Many healings and other miracles were wrought and continue to be wrought by the Life-giving Cross and also by its depiction. Through it the Lord preserves His people from all enemies visible and invisible. The Orthodox Church solemnly celebrates the finding of the Cross of the Lord, recalling at the same time the appearance of the Cross in the sky to the Emperor Constantine. On that and other days dedicated to the Holy Cross, we beseech God that He grant His mercies not only to individual people, but to all Christendom, to the whole Church. This is well expressed by the Troparion to the Cross of the Lord, composed in the eighth century, when Saint Cosmas, Bishop of Maiuma, a friend of St. John Damascene, wrote the service to the Exaltation of the Cross of the Lord.

“’Save, O Lord, Thy people, and bless Thine inheritance, granting victory to (right-believing) kings over adversaries, and by Thy Cross preserving Thy community.’

“The beginning of this prayer is taken from the twenty-seventh Psalm. In the Old Testament the word ‘people’ designated only those who confessed the true faith, people faithful to God. ‘Inheritance’ referred to everything which properly belonged to God, God’s property, which in the New Testament is the Church of Christ.
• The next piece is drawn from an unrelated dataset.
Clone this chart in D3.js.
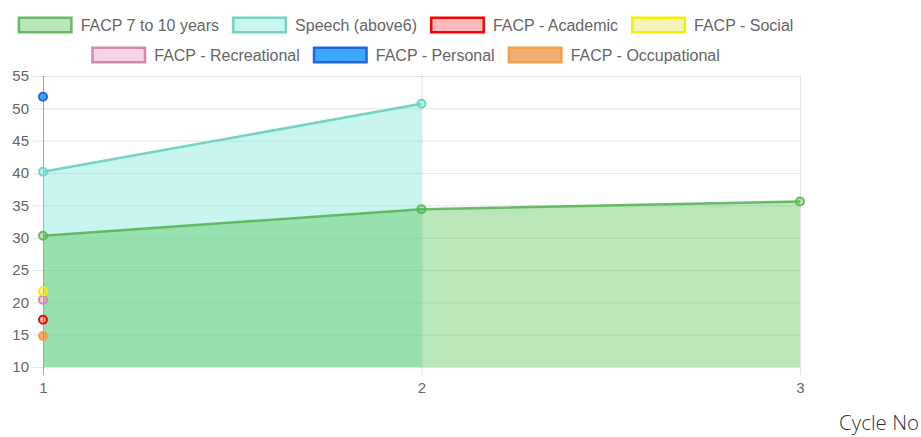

In praying for the salvation of God’s people (the Christians), both from eternal torments and from earthly calamities, we beseech the Lord to bless, to send down grace, His good gifts upon the whole Church as well, and inwardly strengthen her.

“The petition for granting ‘victory to kings,’ i.e., to the bearers of supreme authority, has its basis in Psalm 143, verse 10, and recalls the victories King David achieved by God’s power, and likewise the victories granted Emperor Constantine through the Cross of the Lord. This appearance of the Cross made emperors who had formerly persecuted Christians into defenders of the Church from her external enemies, into ‘external bishops,’ to use the expression of the holy Emperor Constantine.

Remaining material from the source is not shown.